Ben Rhodes, Obama’s foreign policy speechwriter, is working on Obama's speech that he will give in Egypt June 4. Here's some insight into that process:
The process for the Cairo address will begin this week in the same way it has for other foreign policy speeches Rhodes has written since the Inauguration: Obama will summon Axelrod; Rhodes; Denis McDonough, a deputy national security adviser; and chief of staff Rahm Emanuel to the Oval Office.
The president will talk off the cuff for a half-hour or so about what he wants to say in the speech.

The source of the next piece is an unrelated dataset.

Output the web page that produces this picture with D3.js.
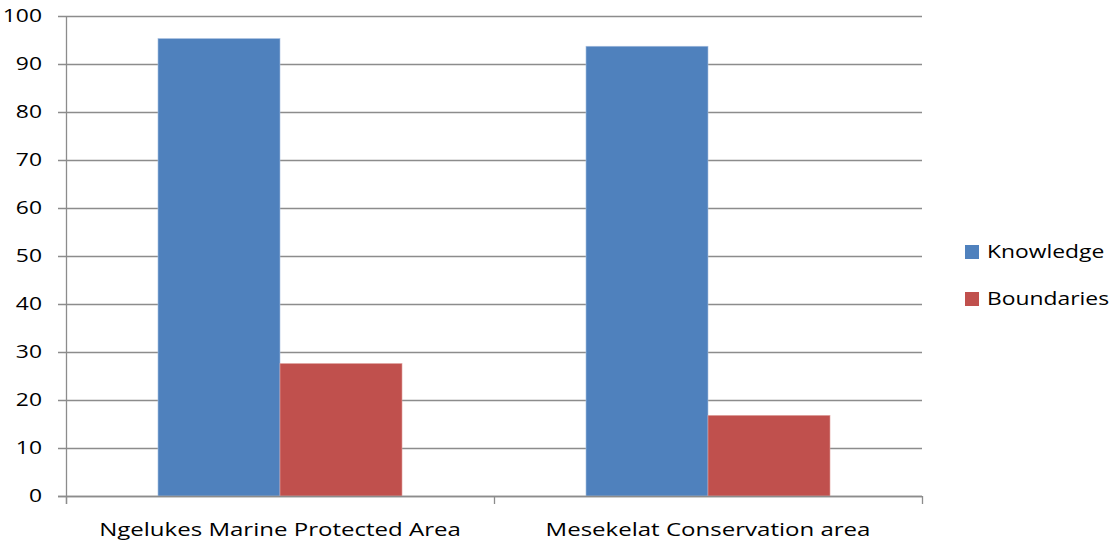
<!DOCTYPE html>
<html><head><meta charset="utf-8">
<script src="https://cdn.jsdelivr.net/npm/d3@7"></script>
<style>body{margin:0;background:#fff}svg text{font-family:"Open Sans",sans-serif;fill:#000}</style>
</head><body><svg id="c" width="1110" height="542"></svg>
<script>
const categories = ["Ngelukes Marine Protected Area", "Mesekelat Conservation area"];
const seriesNames = ["Knowledge", "Boundaries"];
const knowledge = [95.3, 93.7];
const boundaries = [27.6, 16.8];
const yTicks = [0,10,20,30,40,50,60,70,80,90,100];
const colors = ["#4F81BD", "#C0504D"];

const SX = 1.27, FS = 18;
const svg = d3.select("#c");
const L = 66, R = 922, T = 16, B = 496;
const x = d3.scaleBand().domain(categories).range([L, R]).paddingInner(0).paddingOuter(0);
const xs = d3.scaleBand().domain(seriesNames).range([0, x.bandwidth()]).paddingInner(0).paddingOuter(0.754);
const y = d3.scaleLinear().domain([0, 100]).range([B, T]);

function txt(sel, fx, fy, fs = FS, sx = SX) {
  return sel.attr("transform", d => `translate(${fx(d)},${fy(d)}) scale(${sx},1)`).style("font-size", fs + "px");
}

// gridlines
svg.append("g").selectAll("line").data(yTicks).join("line")
  .attr("x1", L - 8).attr("x2", R)
  .attr("y1", d => Math.round(y(d)) + 0.5).attr("y2", d => Math.round(y(d)) + 0.5)
  .attr("stroke", "#8c8c8c").attr("stroke-width", 1.3);

// y labels
txt(svg.append("g").selectAll("text").data(yTicks).join("text"), d => 42, d => y(d))
  .attr("dy", "0.36em").attr("text-anchor", "end").text(d => d);

// bars
const data = categories.map((c, i) => ({c, vals: [knowledge[i], boundaries[i]]}));
const g = svg.append("g");
data.forEach(d => {
  g.selectAll(null).data(seriesNames.map((s, j) => ({s, v: d.vals[j], j}))).join("rect")
    .attr("x", e => x(d.c) + xs(e.s))
    .attr("width", xs.bandwidth())
    .attr("y", e => y(e.v))
    .attr("height", e => B - y(e.v))
    .attr("fill", e => colors[e.j])
    .attr("stroke", e => e.j === 0 ? "#a9c0e0" : "#e0a3a1").attr("stroke-width", 0.6);
});

// axes lines
svg.append("line").attr("x1", L + 0.5).attr("x2", L + 0.5).attr("y1", T).attr("y2", B + 8)
  .attr("stroke", "#8c8c8c").attr("stroke-width", 1.3);
svg.append("line").attr("x1", L - 8).attr("x2", R).attr("y1", B + 0.5).attr("y2", B + 0.5)
  .attr("stroke", "#8c8c8c").attr("stroke-width", 1.3);
const xTickPos = [L, L + x.bandwidth(), R];
svg.append("g").selectAll("line").data(xTickPos).join("line")
  .attr("x1", d => Math.round(d) + 0.5).attr("x2", d => Math.round(d) + 0.5)
  .attr("y1", B).attr("y2", B + 8).attr("stroke", "#8c8c8c").attr("stroke-width", 1.3);

// category labels
txt(svg.append("g").selectAll("text").data(categories).join("text"), d => x(d) + x.bandwidth() / 2, d => 536, 18.5, 1.3)
  .attr("text-anchor", "middle").text(d => d);

// legend
const lg = svg.append("g");
seriesNames.forEach((s, i) => {
  const yy = 252 + i * 47;
  lg.append("rect").attr("x", 965).attr("y", yy - 7).attr("width", 14).attr("height", 14).attr("fill", colors[i]);
  txt(lg.append("text").datum(s), d => 987, d => yy).attr("dy", "0.36em").text(s);
});
</script></body></html>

Rhodes calls it the “download.”
Obama will go back to the speech, almost always by hand, three or four times before he’s satisfied.
“His criticism is more, ‘No, what I really wanted to say is this, and you didn’t quite capture that here,’” Rhodes said. “Generally, if he’s not happy with it, he knows why he’s not, so he gives you a pretty clear sense the first time he talks to you.”
The one thing that gets Obama annoyed, Rhodes said, is “wishy-washy language.”
“He was making changes up to the last minute, which is not unusual, and so I literally had to do those in the back of the motorcade to this site and then find a zip drive that could plug into the teleprompter,” Rhodes recalled in an interview. “He likes to work on things until the end because he likes to get them just the way he wants them. So sometimes that’s easy, sometimes it’s you in the back of a van with a laptop on your knee hoping your battery doesn’t die.”